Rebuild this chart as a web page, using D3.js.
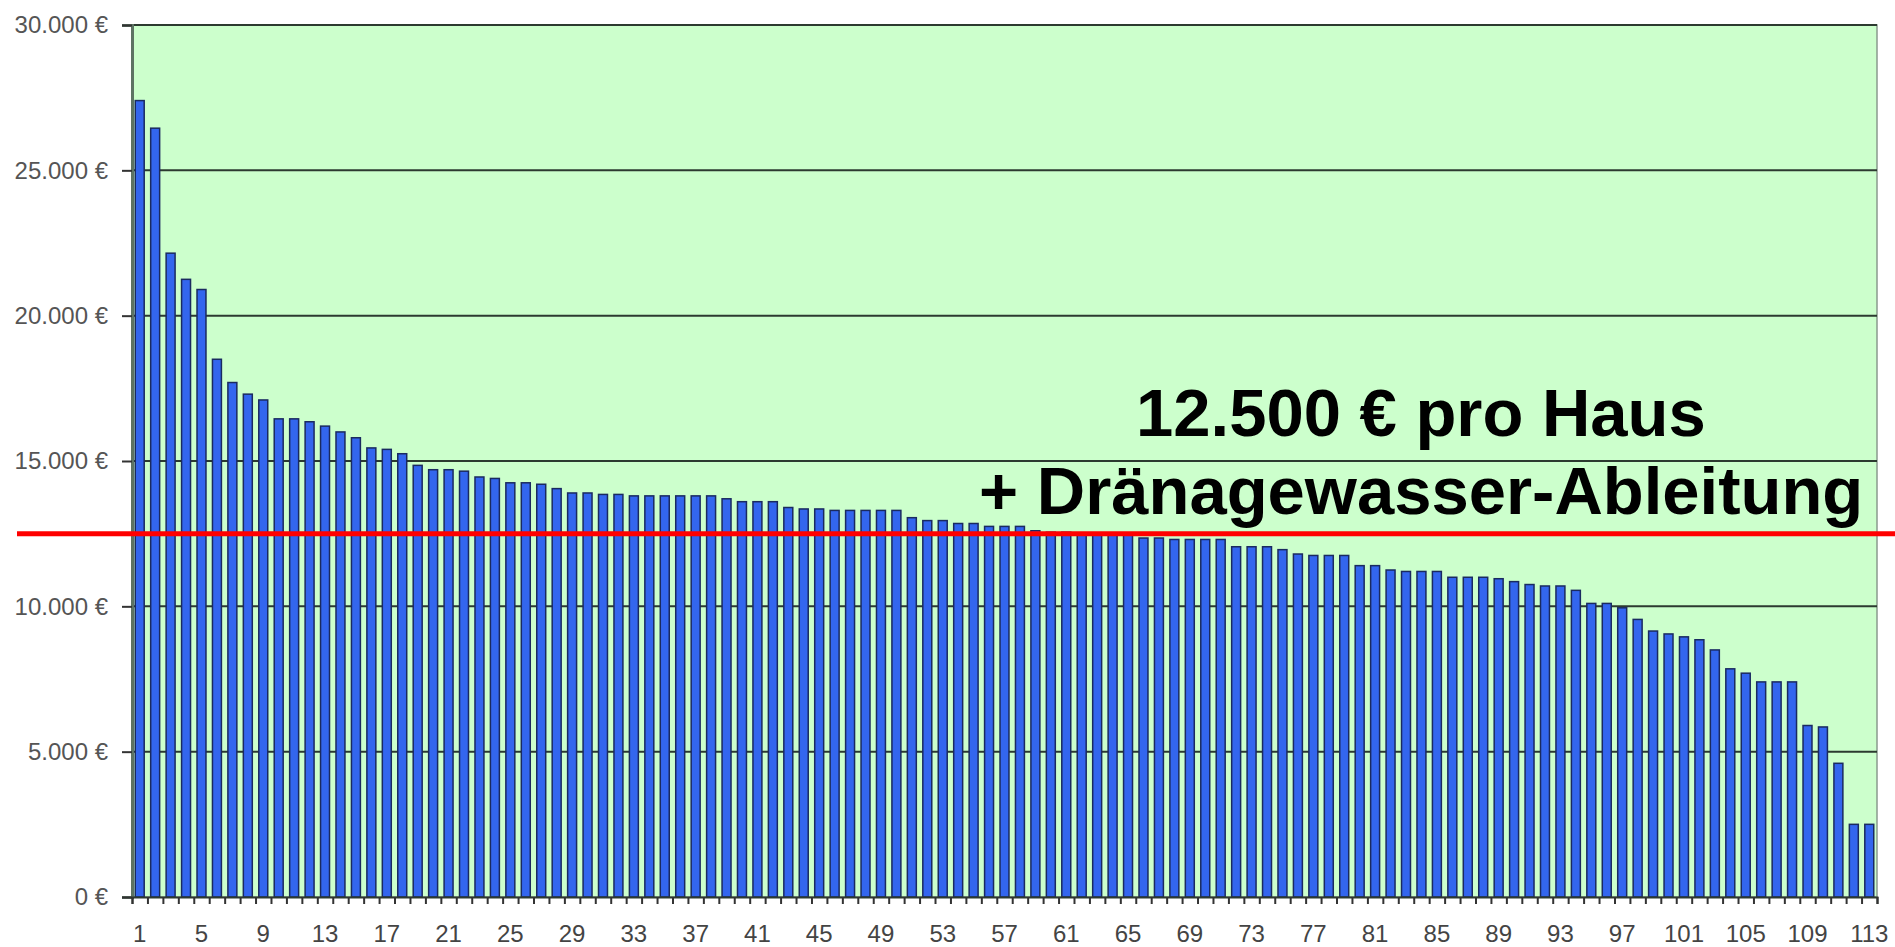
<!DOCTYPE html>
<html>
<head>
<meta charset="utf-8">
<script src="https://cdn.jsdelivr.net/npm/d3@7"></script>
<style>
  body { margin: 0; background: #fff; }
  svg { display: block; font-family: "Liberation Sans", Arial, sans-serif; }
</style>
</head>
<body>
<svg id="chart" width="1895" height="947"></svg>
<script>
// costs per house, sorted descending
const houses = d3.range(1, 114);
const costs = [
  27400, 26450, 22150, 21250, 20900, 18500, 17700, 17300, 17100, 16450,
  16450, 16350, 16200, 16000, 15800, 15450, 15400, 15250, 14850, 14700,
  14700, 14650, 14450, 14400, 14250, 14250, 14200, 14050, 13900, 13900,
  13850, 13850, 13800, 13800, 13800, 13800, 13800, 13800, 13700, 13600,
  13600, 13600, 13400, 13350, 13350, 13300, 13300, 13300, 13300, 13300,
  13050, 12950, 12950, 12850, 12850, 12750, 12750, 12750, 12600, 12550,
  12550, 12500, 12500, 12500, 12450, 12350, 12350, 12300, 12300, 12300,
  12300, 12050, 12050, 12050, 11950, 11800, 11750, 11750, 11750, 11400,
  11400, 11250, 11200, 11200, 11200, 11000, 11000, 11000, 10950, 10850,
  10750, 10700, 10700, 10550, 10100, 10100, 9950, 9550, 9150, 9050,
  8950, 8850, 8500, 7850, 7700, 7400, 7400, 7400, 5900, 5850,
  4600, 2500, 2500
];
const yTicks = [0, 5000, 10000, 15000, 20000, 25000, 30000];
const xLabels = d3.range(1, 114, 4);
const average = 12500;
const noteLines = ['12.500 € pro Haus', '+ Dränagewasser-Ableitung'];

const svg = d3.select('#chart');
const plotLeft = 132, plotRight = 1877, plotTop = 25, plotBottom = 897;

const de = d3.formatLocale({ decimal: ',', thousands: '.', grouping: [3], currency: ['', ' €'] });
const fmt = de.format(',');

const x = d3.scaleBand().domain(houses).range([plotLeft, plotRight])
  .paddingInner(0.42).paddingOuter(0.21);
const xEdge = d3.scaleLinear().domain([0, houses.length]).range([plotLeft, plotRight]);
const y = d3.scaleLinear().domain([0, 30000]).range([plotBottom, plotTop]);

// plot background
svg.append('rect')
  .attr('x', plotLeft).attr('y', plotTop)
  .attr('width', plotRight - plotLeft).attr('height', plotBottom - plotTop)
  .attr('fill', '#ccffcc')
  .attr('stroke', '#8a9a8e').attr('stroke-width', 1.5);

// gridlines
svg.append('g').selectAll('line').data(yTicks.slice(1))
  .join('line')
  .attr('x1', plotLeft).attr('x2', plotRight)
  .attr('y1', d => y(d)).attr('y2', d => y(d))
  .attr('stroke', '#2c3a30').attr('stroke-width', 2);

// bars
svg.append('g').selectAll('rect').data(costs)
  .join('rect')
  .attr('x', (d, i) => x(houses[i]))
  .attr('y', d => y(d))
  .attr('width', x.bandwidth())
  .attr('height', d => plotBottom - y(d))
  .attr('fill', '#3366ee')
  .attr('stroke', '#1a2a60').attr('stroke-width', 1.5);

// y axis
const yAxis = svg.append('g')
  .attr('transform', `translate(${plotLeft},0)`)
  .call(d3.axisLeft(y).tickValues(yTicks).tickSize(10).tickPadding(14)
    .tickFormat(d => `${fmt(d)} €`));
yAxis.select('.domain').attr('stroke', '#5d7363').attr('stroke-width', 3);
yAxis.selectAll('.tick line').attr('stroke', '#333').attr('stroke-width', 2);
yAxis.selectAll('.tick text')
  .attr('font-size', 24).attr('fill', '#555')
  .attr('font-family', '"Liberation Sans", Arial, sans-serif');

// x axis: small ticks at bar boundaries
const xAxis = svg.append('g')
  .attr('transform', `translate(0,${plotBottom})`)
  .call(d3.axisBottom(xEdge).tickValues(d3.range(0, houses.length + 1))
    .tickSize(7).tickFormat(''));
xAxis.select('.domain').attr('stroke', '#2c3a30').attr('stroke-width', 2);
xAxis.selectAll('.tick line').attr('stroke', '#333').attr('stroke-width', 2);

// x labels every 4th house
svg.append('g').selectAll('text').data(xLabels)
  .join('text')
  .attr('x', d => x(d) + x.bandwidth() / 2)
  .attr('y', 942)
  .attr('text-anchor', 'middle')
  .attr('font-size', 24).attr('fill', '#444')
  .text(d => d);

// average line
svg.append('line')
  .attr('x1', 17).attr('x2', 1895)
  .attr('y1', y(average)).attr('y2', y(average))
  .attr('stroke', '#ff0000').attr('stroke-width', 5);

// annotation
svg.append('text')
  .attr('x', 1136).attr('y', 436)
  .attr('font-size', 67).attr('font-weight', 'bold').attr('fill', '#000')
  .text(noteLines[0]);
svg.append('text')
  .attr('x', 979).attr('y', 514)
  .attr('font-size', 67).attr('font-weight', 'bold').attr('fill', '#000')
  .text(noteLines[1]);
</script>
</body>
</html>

————

**Goal of the exercise**
Write out the whole listing exactly, and drop the pictures.

**Result of the exercise**
Rebuild this chart as a web page, using D3.js.
<!DOCTYPE html>
<html>
<head>
<meta charset="utf-8">
<script src="https://cdn.jsdelivr.net/npm/d3@7"></script>
<style>
  body { margin: 0; background: #fff; }
  svg { display: block; font-family: "Liberation Sans", Arial, sans-serif; }
</style>
</head>
<body>
<svg id="chart" width="1895" height="947"></svg>
<script>
// costs per house, sorted descending
const houses = d3.range(1, 114);
const costs = [
  27400, 26450, 22150, 21250, 20900, 18500, 17700, 17300, 17100, 16450,
  16450, 16350, 16200, 16000, 15800, 15450, 15400, 15250, 14850, 14700,
  14700, 14650, 14450, 14400, 14250, 14250, 14200, 14050, 13900, 13900,
  13850, 13850, 13800, 13800, 13800, 13800, 13800, 13800, 13700, 13600,
  13600, 13600, 13400, 13350, 13350, 13300, 13300, 13300, 13300, 13300,
  13050, 12950, 12950, 12850, 12850, 12750, 12750, 12750, 12600, 12550,
  12550, 12500, 12500, 12500, 12450, 12350, 12350, 12300, 12300, 12300,
  12300, 12050, 12050, 12050, 11950, 11800, 11750, 11750, 11750, 11400,
  11400, 11250, 11200, 11200, 11200, 11000, 11000, 11000, 10950, 10850,
  10750, 10700, 10700, 10550, 10100, 10100, 9950, 9550, 9150, 9050,
  8950, 8850, 8500, 7850, 7700, 7400, 7400, 7400, 5900, 5850,
  4600, 2500, 2500
];
const yTicks = [0, 5000, 10000, 15000, 20000, 25000, 30000];
const xLabels = d3.range(1, 114, 4);
const average = 12500;
const noteLines = ['12.500 € pro Haus', '+ Dränagewasser-Ableitung'];

const svg = d3.select('#chart');
const plotLeft = 132, plotRight = 1877, plotTop = 25, plotBottom = 897;

const de = d3.formatLocale({ decimal: ',', thousands: '.', grouping: [3], currency: ['', ' €'] });
const fmt = de.format(',');

const x = d3.scaleBand().domain(houses).range([plotLeft, plotRight])
  .paddingInner(0.42).paddingOuter(0.21);
const xEdge = d3.scaleLinear().domain([0, houses.length]).range([plotLeft, plotRight]);
const y = d3.scaleLinear().domain([0, 30000]).range([plotBottom, plotTop]);

// plot background
svg.append('rect')
  .attr('x', plotLeft).attr('y', plotTop)
  .attr('width', plotRight - plotLeft).attr('height', plotBottom - plotTop)
  .attr('fill', '#ccffcc')
  .attr('stroke', '#8a9a8e').attr('stroke-width', 1.5);

// gridlines
svg.append('g').selectAll('line').data(yTicks.slice(1))
  .join('line')
  .attr('x1', plotLeft).attr('x2', plotRight)
  .attr('y1', d => y(d)).attr('y2', d => y(d))
  .attr('stroke', '#2c3a30').attr('stroke-width', 2);

// bars
svg.append('g').selectAll('rect').data(costs)
  .join('rect')
  .attr('x', (d, i) => x(houses[i]))
  .attr('y', d => y(d))
  .attr('width', x.bandwidth())
  .attr('height', d => plotBottom - y(d))
  .attr('fill', '#3366ee')
  .attr('stroke', '#1a2a60').attr('stroke-width', 1.5);

// y axis
const yAxis = svg.append('g')
  .attr('transform', `translate(${plotLeft},0)`)
  .call(d3.axisLeft(y).tickValues(yTicks).tickSize(10).tickPadding(14)
    .tickFormat(d => `${fmt(d)} €`));
yAxis.select('.domain').attr('stroke', '#5d7363').attr('stroke-width', 3);
yAxis.selectAll('.tick line').attr('stroke', '#333').attr('stroke-width', 2);
yAxis.selectAll('.tick text')
  .attr('font-size', 24).attr('fill', '#555')
  .attr('font-family', '"Liberation Sans", Arial, sans-serif');

// x axis: small ticks at bar boundaries
const xAxis = svg.append('g')
  .attr('transform', `translate(0,${plotBottom})`)
  .call(d3.axisBottom(xEdge).tickValues(d3.range(0, houses.length + 1))
    .tickSize(7).tickFormat(''));
xAxis.select('.domain').attr('stroke', '#2c3a30').attr('stroke-width', 2);
xAxis.selectAll('.tick line').attr('stroke', '#333').attr('stroke-width', 2);

// x labels every 4th house
svg.append('g').selectAll('text').data(xLabels)
  .join('text')
  .attr('x', d => x(d) + x.bandwidth() / 2)
  .attr('y', 942)
  .attr('text-anchor', 'middle')
  .attr('font-size', 24).attr('fill', '#444')
  .text(d => d);

// average line
svg.append('line')
  .attr('x1', 17).attr('x2', 1895)
  .attr('y1', y(average)).attr('y2', y(average))
  .attr('stroke', '#ff0000').attr('stroke-width', 5);

// annotation
svg.append('text')
  .attr('x', 1136).attr('y', 436)
  .attr('font-size', 67).attr('font-weight', 'bold').attr('fill', '#000')
  .text(noteLines[0]);
svg.append('text')
  .attr('x', 979).attr('y', 514)
  .attr('font-size', 67).attr('font-weight', 'bold').attr('fill', '#000')
  .text(noteLines[1]);
</script>
</body>
</html>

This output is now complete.